Concerning additional investigations for the diagnosis and extension, the following tests could be performed:

- lntradermo-tuberculin (IDR) which is an element of presumption, but its negativity does not rule out tuberculosis. Our patient tested positive to 19 mm.

- The biopsy and histology study of the biopsy sample confirms the diagnosis: in the case of our patient the results showed in the lamina propria many epithelioid follicles and Langhans-type giant cells. They are focally centered by necrosis. The conclusion of uterine cervix tuberculosis was made.

- The chest X-ray to check for lung or pleural location: Our patient presented in 2011 a right pleural effusion. The history of pericardial and peritoneal effusion was probably in the same order of multiple locations of tuberculosis, although research of bacillus was negative.

- The hysterosalpingographie, apart from its contra indication, because of its invasive nature can show: Pelvic calcifications; a partial or complete uterine synechia; a rigid appearance of the tubes, tubal caliber’s abnormalities, a proximal or distal tubal obstruction. A hydrosalpinx may correspond to a tubal abscess. All these anomalies are could lead to infertility in women of childbearing age. In the case of our patient, aged 45 years, this investigation was not performed. Resumption of menses 3 months after the end of treatment is an argument in favor of unconfirmed endometrial tuberculosis.

Intravenous urography (IVU) is an examination indicated in the staging of genital tuberculosis can show images of tuberculosis. The use of cystoscopy may be considered in case of urinary signs and rectoscopy and abdominopelvic computed tomography in case of digestive symptoms.

On the biological side, complete blood count (CBC) may show a lymphocytosis and an increased erythrocyte sedimentation rate (ESR) which could be used for the monitoring of treatment efficacy.

3.6. Treatment of the Cervical Tuberculosis

The treatment of tuberculosis of the cervix is essentially based onantibacillary bactericidal drugs (Rifampicin, Isoniazid, pyrazinamide, streptomycin) and antibacillary bacteriostatic drugs (Ethambutol, Ethionamide). The efficacy and safety of treatment should be carefully monitored. The surgical management of uterine adhesions currently imposes a hysteroscopy to improve fertility patients [10] . The use of surgical treatment should be reserved for the management of complications (fistulas or abscesses) or in case of resistance or relapse in well conducted medical treatment. This surgery can lead to amputation of the cervix or total hysterectomy. This treatment must be preceded and followed by drug treatment.

The post treatment surveillance of tuberculosis of the cervix requires regular speculum examination and control biopsies, if necessary. In our patient, the disappearance of vaginal discharge, gross lesions, normalization of the cervix were the criteria of good outcome.

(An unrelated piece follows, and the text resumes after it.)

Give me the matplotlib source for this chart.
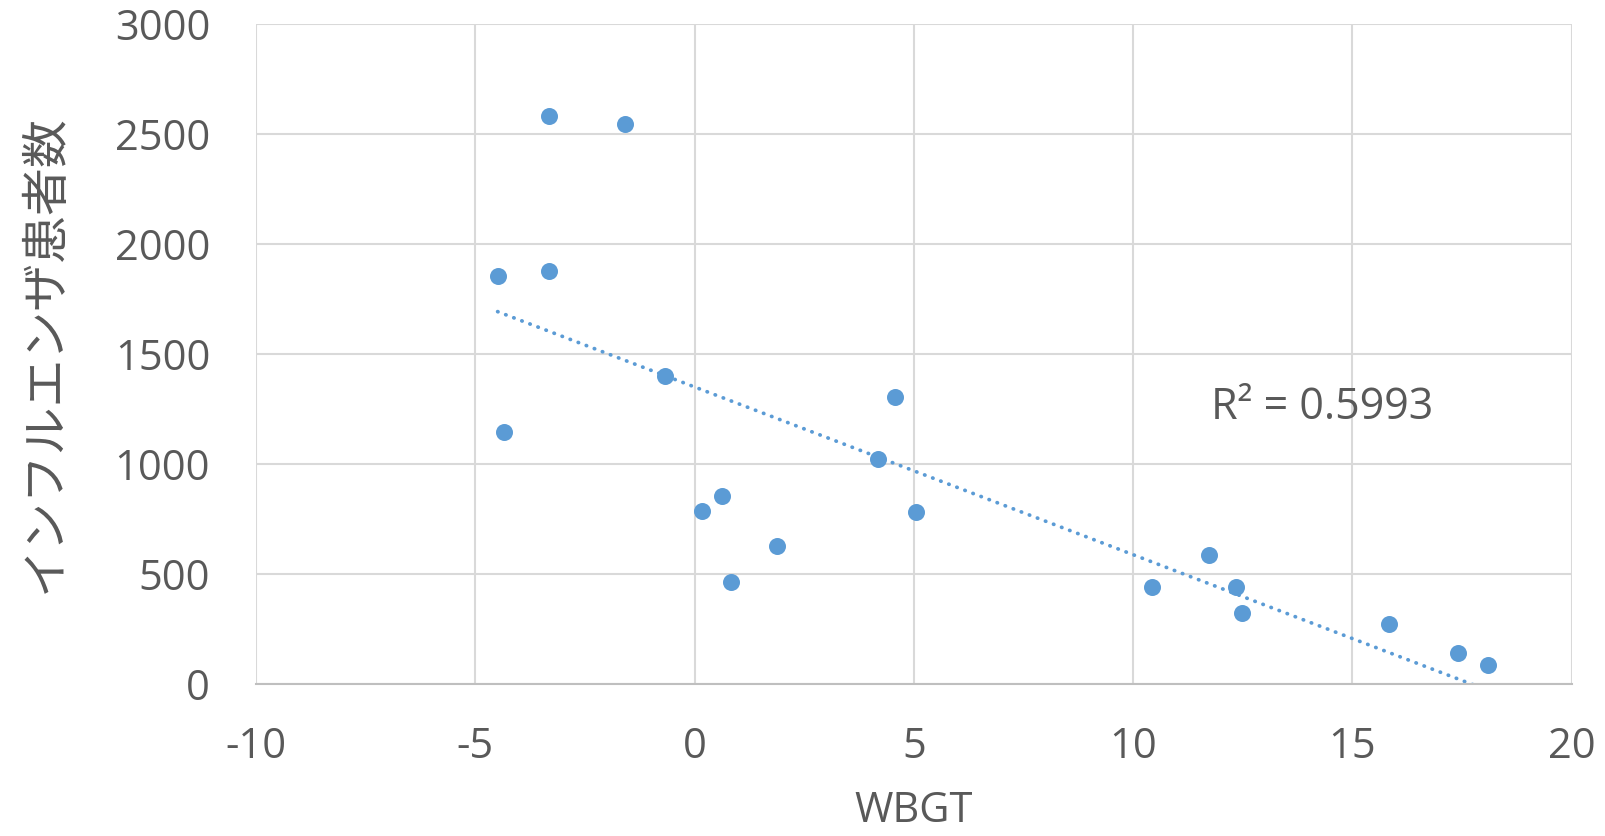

The return of menses three months after completion of therapy is a healing criterion for the endometrial location.

3.7. Prevention of Cervical Tuberculosis

Prevention is the best achieved by immunization with the BCG vaccination, a healthy lifestyle, early detection in the event of family or professional TB contact. All cases of TB diagnosed should be treated regardless of the location.

4. Conclusion

Cervical tuberculosis is an uncommon genital location. In the ulcer or tumor-like form, it poses a problem of differential diagnosis with cervical cancer. The biopsy results help to confirm the diagnosis. The case of our patient is probably multifocal tuberculosis with secondary genital location in endometrium and cervix. Early drug treatment resulted in complete healing with ad integrum. The best prevention is vaccination.

Conflicts of Interest

The authors declare no conflicts of interest.